**** Material supplied

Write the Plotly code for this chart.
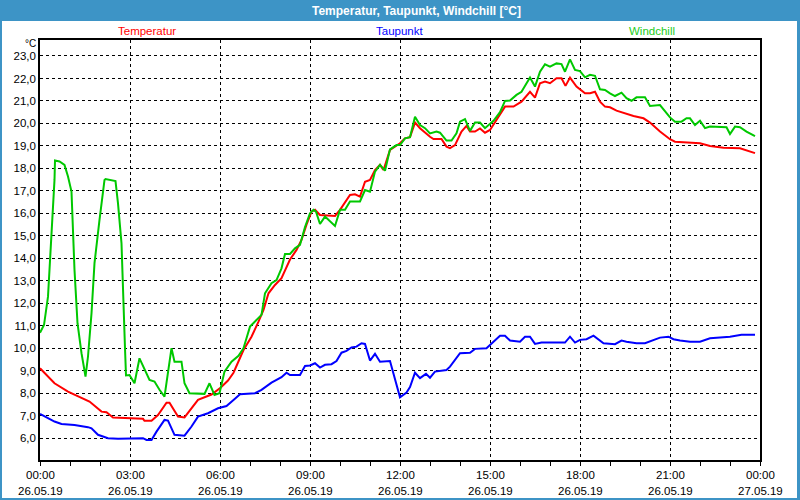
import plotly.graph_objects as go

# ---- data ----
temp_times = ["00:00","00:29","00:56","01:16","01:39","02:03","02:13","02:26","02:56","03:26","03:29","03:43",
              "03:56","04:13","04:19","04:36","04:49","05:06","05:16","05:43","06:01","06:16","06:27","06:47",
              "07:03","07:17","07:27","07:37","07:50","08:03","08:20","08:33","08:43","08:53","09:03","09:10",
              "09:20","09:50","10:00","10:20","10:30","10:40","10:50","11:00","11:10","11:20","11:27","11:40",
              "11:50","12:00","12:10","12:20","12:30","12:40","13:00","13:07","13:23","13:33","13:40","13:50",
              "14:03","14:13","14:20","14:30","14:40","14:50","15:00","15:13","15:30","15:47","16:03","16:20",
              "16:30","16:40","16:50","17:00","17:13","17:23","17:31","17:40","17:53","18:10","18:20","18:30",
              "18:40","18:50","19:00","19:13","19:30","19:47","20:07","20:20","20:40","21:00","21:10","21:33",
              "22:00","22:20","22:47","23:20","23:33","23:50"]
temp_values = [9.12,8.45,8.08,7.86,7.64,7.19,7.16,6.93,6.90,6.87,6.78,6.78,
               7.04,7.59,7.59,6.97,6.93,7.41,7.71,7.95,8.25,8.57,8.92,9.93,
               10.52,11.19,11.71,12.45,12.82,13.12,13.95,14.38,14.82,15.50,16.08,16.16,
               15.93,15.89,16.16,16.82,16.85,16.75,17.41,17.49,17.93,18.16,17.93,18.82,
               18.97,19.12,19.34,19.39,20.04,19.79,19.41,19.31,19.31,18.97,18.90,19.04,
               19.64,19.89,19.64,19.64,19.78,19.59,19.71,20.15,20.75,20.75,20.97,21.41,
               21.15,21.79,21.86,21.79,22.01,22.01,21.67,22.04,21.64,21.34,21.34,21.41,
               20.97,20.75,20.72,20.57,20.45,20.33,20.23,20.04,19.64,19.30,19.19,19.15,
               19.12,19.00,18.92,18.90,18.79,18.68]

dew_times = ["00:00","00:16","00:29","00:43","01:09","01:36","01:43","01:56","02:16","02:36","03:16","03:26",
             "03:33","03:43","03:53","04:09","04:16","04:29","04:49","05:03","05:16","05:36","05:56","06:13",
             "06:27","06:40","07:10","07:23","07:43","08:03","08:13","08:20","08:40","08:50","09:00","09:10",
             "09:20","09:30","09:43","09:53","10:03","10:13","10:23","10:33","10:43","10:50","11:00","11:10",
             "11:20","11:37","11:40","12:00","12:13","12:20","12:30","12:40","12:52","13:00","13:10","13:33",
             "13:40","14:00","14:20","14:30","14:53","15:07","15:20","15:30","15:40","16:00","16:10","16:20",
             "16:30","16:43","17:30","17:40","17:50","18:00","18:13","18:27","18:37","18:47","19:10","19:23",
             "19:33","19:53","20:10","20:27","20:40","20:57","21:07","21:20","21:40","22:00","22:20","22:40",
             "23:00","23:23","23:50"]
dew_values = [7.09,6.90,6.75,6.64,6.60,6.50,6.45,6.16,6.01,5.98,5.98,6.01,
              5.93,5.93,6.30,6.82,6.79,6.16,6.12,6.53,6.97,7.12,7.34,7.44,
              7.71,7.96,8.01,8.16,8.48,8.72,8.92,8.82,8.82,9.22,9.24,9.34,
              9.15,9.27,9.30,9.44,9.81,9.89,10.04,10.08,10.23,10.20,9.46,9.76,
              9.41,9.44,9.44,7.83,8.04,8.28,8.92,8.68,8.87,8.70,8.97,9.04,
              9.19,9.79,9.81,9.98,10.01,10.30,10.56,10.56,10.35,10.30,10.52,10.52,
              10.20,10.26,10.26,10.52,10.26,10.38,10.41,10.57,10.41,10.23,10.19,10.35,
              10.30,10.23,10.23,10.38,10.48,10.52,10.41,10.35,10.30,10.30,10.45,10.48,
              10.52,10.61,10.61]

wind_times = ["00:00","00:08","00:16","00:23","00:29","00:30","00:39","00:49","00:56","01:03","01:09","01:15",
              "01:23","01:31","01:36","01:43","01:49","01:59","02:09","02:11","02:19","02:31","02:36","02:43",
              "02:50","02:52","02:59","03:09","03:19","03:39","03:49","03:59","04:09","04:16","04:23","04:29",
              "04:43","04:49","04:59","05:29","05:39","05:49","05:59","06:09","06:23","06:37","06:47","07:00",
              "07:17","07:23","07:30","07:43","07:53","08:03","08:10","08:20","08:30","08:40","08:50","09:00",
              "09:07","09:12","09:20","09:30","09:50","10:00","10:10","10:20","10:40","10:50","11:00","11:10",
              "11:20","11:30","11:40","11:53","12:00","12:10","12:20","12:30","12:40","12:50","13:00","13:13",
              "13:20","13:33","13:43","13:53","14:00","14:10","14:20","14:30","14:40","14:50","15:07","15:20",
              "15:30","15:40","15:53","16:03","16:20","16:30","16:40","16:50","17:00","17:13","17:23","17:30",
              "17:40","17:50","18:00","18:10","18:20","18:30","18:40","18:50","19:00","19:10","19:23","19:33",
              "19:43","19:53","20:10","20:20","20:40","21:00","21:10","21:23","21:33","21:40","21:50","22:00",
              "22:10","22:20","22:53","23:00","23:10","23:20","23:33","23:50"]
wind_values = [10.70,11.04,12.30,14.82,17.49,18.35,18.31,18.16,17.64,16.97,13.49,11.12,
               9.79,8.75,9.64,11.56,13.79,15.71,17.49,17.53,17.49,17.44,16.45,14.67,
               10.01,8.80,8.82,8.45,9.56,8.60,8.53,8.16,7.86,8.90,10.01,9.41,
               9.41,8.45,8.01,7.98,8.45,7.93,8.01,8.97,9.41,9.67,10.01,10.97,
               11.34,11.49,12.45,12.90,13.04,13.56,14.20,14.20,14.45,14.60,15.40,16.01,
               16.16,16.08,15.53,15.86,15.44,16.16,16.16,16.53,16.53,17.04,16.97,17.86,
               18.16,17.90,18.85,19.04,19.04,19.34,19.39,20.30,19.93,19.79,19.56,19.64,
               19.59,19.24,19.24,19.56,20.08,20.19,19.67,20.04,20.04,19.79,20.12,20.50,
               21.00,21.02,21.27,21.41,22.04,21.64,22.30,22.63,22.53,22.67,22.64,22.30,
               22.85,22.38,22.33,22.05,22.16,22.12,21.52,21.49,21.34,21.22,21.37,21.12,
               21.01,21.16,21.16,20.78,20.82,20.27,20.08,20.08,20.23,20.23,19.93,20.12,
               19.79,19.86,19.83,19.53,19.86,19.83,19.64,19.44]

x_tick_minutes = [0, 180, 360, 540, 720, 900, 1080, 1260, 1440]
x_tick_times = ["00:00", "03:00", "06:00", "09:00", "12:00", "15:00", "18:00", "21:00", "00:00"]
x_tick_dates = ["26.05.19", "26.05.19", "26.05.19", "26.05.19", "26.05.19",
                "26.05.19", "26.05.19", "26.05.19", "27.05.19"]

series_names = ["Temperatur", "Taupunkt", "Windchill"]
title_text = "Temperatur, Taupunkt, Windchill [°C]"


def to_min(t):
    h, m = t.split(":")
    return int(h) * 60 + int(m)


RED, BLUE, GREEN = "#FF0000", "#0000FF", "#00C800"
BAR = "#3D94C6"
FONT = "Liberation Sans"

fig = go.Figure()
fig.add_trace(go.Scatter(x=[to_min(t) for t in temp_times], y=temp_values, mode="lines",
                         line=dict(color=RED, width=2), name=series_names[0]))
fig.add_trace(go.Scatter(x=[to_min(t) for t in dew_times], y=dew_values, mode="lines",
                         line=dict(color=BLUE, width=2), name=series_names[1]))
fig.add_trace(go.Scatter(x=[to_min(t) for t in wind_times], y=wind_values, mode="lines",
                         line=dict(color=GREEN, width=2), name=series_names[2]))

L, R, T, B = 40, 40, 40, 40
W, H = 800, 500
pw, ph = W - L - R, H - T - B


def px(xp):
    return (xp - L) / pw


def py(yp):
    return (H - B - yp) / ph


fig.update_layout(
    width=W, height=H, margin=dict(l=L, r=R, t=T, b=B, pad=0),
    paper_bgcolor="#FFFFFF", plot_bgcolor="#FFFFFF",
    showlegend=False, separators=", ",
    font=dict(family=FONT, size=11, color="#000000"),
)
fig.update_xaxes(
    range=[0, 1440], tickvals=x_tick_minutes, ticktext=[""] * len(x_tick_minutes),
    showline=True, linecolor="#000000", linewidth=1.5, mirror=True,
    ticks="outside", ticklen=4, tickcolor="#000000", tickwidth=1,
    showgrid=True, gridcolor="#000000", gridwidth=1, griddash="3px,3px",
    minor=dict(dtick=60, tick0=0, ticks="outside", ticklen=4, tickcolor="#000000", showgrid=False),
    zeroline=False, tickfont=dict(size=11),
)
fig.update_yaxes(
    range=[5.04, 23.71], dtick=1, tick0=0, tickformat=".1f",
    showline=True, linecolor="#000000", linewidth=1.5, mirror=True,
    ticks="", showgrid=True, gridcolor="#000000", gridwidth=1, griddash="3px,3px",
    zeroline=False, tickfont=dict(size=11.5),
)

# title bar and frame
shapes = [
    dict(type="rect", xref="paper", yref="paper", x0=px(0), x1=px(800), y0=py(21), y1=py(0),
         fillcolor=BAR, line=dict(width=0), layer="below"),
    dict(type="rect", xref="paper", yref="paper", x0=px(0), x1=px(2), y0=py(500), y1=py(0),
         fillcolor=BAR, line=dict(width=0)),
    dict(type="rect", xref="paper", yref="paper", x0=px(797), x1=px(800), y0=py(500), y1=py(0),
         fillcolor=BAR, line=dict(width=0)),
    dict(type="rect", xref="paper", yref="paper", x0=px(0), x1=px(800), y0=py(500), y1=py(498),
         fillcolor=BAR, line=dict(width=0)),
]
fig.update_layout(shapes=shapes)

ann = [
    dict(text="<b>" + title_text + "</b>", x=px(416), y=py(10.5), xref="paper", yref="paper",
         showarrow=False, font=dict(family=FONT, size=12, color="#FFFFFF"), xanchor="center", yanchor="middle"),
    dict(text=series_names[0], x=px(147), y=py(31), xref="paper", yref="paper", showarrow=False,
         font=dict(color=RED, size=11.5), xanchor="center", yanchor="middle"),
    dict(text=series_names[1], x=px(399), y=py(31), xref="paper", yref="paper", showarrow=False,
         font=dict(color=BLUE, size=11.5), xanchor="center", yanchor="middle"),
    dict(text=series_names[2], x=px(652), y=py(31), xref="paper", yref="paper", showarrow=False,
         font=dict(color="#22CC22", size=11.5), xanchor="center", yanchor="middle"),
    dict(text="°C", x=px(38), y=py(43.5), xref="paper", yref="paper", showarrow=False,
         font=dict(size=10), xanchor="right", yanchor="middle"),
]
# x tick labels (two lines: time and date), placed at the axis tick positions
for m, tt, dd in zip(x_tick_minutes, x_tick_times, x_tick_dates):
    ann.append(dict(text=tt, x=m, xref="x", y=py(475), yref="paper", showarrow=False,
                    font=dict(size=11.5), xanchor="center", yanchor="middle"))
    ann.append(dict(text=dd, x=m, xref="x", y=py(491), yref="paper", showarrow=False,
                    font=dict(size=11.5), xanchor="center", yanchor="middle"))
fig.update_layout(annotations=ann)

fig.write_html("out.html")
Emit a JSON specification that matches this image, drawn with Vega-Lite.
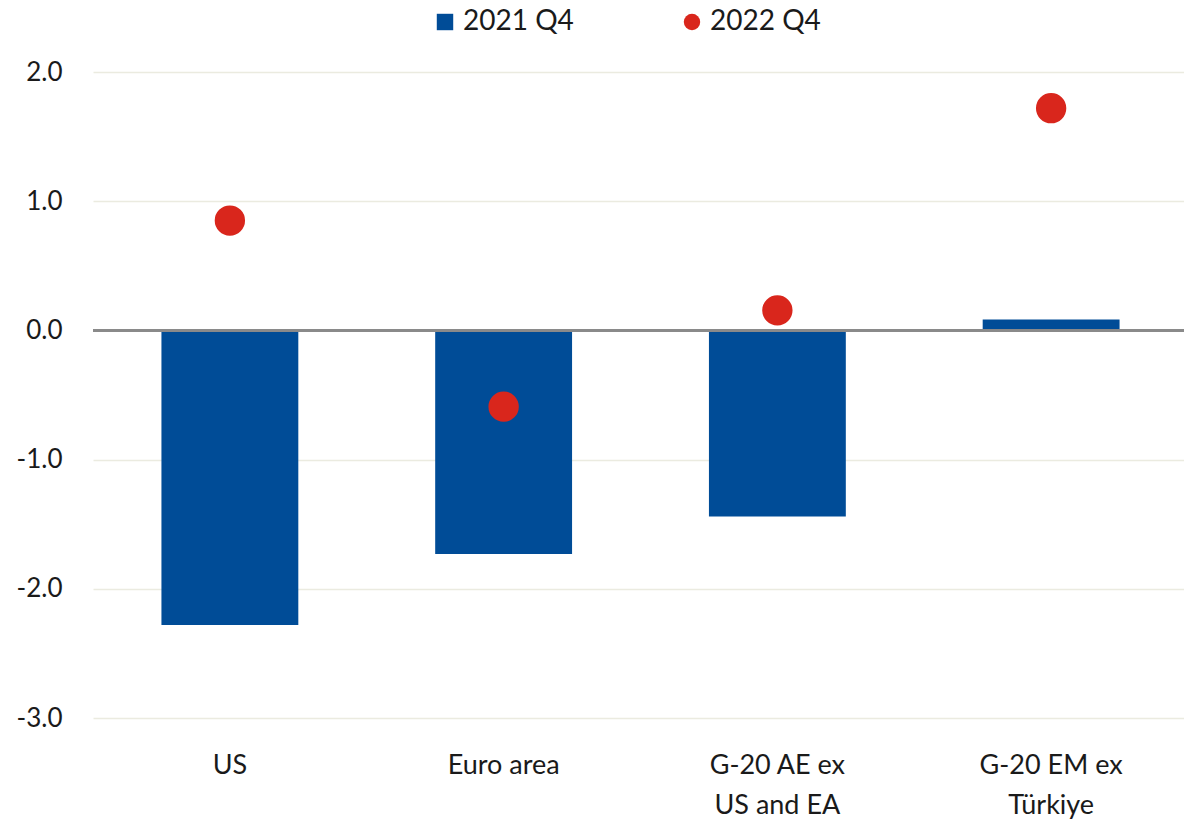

********

■ Your goal:
Go from the first line of the data above to the line containing "import plotly.graph_objects as go" and retype exactly those lines, both included, but none of the pictures.

■ Task result:
Write the Plotly code for this chart.
import plotly.graph_objects as go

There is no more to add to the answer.